## [Problem]
Starting at the first line of the listing below, repeat each line up to and including the one containing "from matplotlib.ticker import". Leave out pictures.

====== Dataset extract ======

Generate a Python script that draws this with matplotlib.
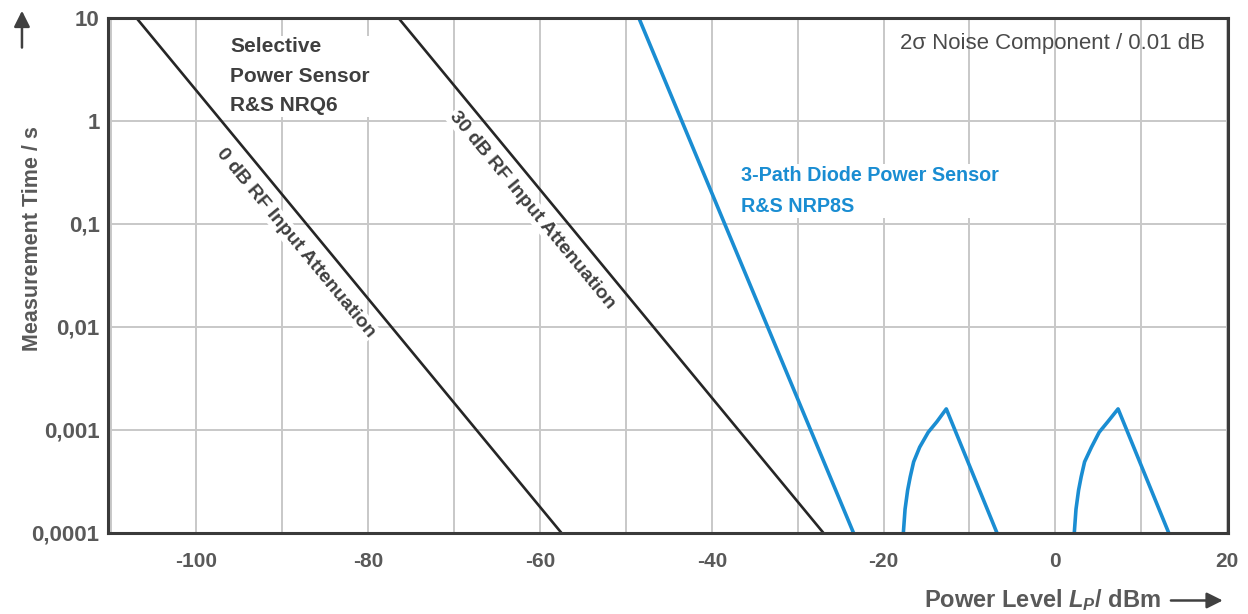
"""Measurement time vs. power level for the NRQ6 selective power sensor
and the NRP8S 3-path diode power sensor.

"""
from matplotlib import pyplot as plt, rcParams
from matplotlib.ticker import MultipleLocator, NullLocator

rcParams['font.family'] = ['Liberation Sans', 'DejaVu Sans']
rcParams['mathtext.fontset'] = 'custom'
rcParams['mathtext.rm'] = 'Liberation Sans:bold'
rcParams['mathtext.it'] = 'Liberation Sans:italic:bold'
rcParams['axes.unicode_minus'] = False

BLUE = '#1a8dd2'
DARK = '#262626'
TEXT = '#595959'
GRID = '#c8c8c8'

nrq6_0db_level = [-107.0, -57.5]
nrq6_0db_time = [10, 1e-4]
nrq6_30db_level = [-76.5, -27.0]
nrq6_30db_time = [10, 1e-4]
nrp8s_level = [-48.5, -23.5]
nrp8s_time = [10, 1e-4]
# Path switching humps of the NRP8S
hump1_level = [-17.7, -17.5, -17.2, -16.9, -16.5, -15.8, -14.8, -13.8, -12.7, -6.8]
hump2_level = [2.2, 2.4, 2.7, 3.0, 3.4, 4.2, 5.1, 6.1, 7.3, 13.2]
hump_time = [1e-4, 1.7e-4, 2.6e-4, 3.5e-4, 4.9e-4, 6.8e-4, 9.5e-4, 1.2e-3, 1.6e-3, 1e-4]

x_ticks = [-100, -80, -60, -40, -20, 0, 20]
y_ticks = [1e-4, 1e-3, 1e-2, 0.1, 1, 10]
y_tick_labels = ['0,0001', '0,001', '0,01', '0,1', '1', '10']

fig = plt.figure(figsize=(12.48, 6.14), dpi=100)
ax = fig.add_axes([0.0865, 0.132, 0.8975, 0.839])

ax.plot(nrq6_0db_level, nrq6_0db_time, color=DARK, lw=1.9, zorder=3)
ax.plot(nrq6_30db_level, nrq6_30db_time, color=DARK, lw=1.9, zorder=3)
ax.plot(nrp8s_level, nrp8s_time, color=BLUE, lw=2.6, zorder=3)
ax.plot(hump1_level, hump_time, color=BLUE, lw=2.6, zorder=3)
ax.plot(hump2_level, hump_time, color=BLUE, lw=2.6, zorder=3)

ax.set_yscale('log')
ax.set_xlim(-110.3, 20.1)
ax.set_ylim(1e-4, 10)
ax.set_xticks(x_ticks)
ax.xaxis.set_minor_locator(MultipleLocator(10))
ax.set_yticks(y_ticks, y_tick_labels)
ax.yaxis.set_minor_locator(NullLocator())
ax.grid(True, which='both', axis='x', color=GRID, lw=1.4, zorder=0)
ax.grid(True, which='major', axis='y', color=GRID, lw=1.4, zorder=0)
ax.set_axisbelow(True)
ax.tick_params(which='both', length=0, labelcolor=TEXT)
ax.tick_params(axis='x', pad=14, labelsize=15)
ax.tick_params(axis='y', pad=6, labelsize=16)
for lab in ax.get_xticklabels() + ax.get_yticklabels():
    lab.set_fontweight('bold')
for sp in ax.spines.values():
    sp.set_color('#3a3a3a')
    sp.set_linewidth(2.2)
    sp.set_zorder(4)

white = dict(facecolor='white', edgecolor='none', pad=1)
ax.text(0.109, 0.962, "Selective\nPower Sensor\nR&S NRQ6", transform=ax.transAxes,
        ha='left', va='top', fontsize=15, fontweight='bold', color='#3f3f3f',
        linespacing=1.7, bbox=white, zorder=2)
ax.text(0.168, 0.563, "0 dB RF Input Attenuation", transform=ax.transAxes,
        ha='center', va='center', rotation=-50.5, fontsize=14,
        fontweight='bold', color='#3f3f3f', bbox=white, zorder=2)
ax.text(0.379, 0.627, "30 dB RF Input Attenuation", transform=ax.transAxes,
        ha='center', va='center', rotation=-50.5, fontsize=14,
        fontweight='bold', color='#3f3f3f', bbox=white, zorder=2)
ax.text(0.565, 0.713, "3-Path Diode Power Sensor\nR&S NRP8S", transform=ax.transAxes,
        ha='left', va='top', fontsize=14.2, fontweight='bold', color=BLUE,
        linespacing=1.85, bbox=white, zorder=2)
ax.text(0.979, 0.950, "2σ Noise Component / 0.01 dB", transform=ax.transAxes,
        ha='right', va='center', fontsize=16, color='#4a4a4a', zorder=2)

# Axis titles with arrows
fig.text(0.026, 0.612, "Measurement Time / s", rotation=90, ha='center',
         va='center', fontsize=15.5, fontweight='bold', color=TEXT)
fig.text(0.930, 0.022, "Power Level $L_P$/ dBm", ha='right', va='center',
         fontsize=17, fontweight='bold', color=TEXT)
arrow = dict(arrowstyle='-|>', color='#404040', lw=1.8, mutation_scale=24)
ax.annotate('', xy=(0.0176, 0.987), xytext=(0.0176, 0.918),
            xycoords='figure fraction', textcoords='figure fraction',
            arrowprops=arrow)
ax.annotate('', xy=(0.982, 0.022), xytext=(0.936, 0.022),
            xycoords='figure fraction', textcoords='figure fraction',
            arrowprops=arrow)

fig.savefig('out.png', dpi=100)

======

## [The result]
Generate a Python script that draws this with matplotlib.
"""Measurement time vs. power level for the NRQ6 selective power sensor
and the NRP8S 3-path diode power sensor.

"""
from matplotlib import pyplot as plt, rcParams
from matplotlib.ticker import MultipleLocator, NullLocator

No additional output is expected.